I learned a great deal from a recent webinar entitled “Managing Financial Toxicity: Addressing the Hidden Costs of Cancer” hosted by our colleague and supporter Shareshet, the national organization for the U.S. Jewish Breast & Ovarian Cancer community. There were lots of facts and figures, up-to-date research, and as expected from such a wonderful organization, a lot of encouragement and positive support. But the most important takeaway for me, as the founder of the Lemonade Fund, was this: Israel’s national health service is a blessing.
Of course, our public system has no shortage of challenges and problems. Long waiting lists, painfully inefficient bureaucracy. And a bedside manner that often leaves much to be desired.
But the safety net it provides, and that has been protected so adamantly by every government since Israel’s founding, is testimony to the inherent values that inspire and maintain it.
The webinar highlighted some very disturbing trends. In the U.S., financial toxicity affects one in four cancer patients. Most of the immediate causes are from upfront medical bills and treatment costs. These are followed closely by monetary and time costs: like loss of income, utility costs, childcare and transportation to treatments.
The presenters highlighted another even more worrying fact: the direct causal relationship between financial distress and adverse health outcomes.
On the flip side, the experts shared initiatives designed to reduce the risk of financial toxicity. A Senior Director from the Patient Advocate Foundation shared a wealth of available resources and programs to help patients in the U.S. Dr. Margaret Liang, Associate Professor at Cedars-Sinai Medical Center in Los Angeles shared research on new systems and screening tools that are in actual clinical trials to learn how to reduce this very significant risk factor.
Dr. Liang’s work reinforced what we at the Lemonade Fund, and the social workers we work closely with, have believed for a long time, based on our work with thousands of patients since 2011.
While our excellent national healthcare system goes a long long way in alleviating the risk of serious financial toxicity, it is a mistake for physicians and healthcare policy makers to think that this eliminates the problem altogether. Or that this problem is not a genuine medical concern.
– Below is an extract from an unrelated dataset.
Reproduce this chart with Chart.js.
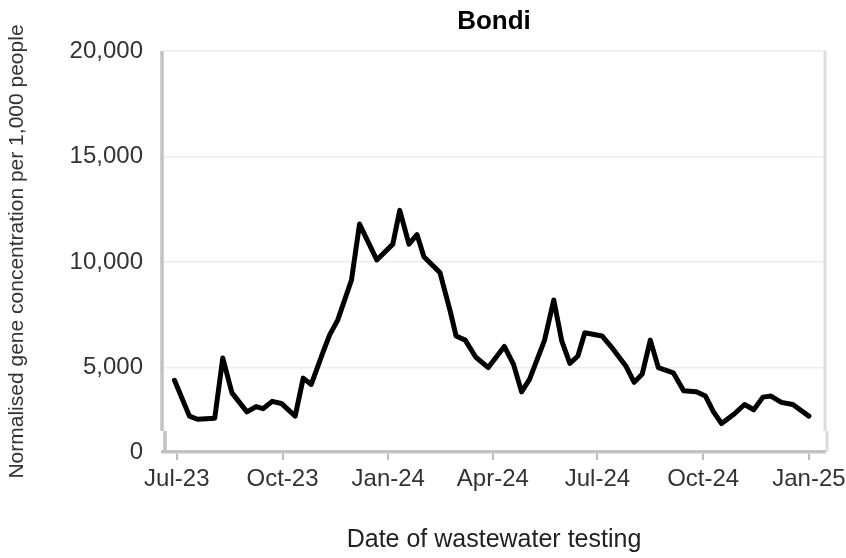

Thankfully Israeli cancer patients do not have to make heart-wrenching decisions to forgo paying rent to get life-saving drugs or treatments. But screening tools for distress, financial toxicity, and financial needs can and need to be implemented in Israel’s public healthcare system to reduce the risks of financial distress from monetary and time costs to improve outcomes and ease the burden on social welfare agencies.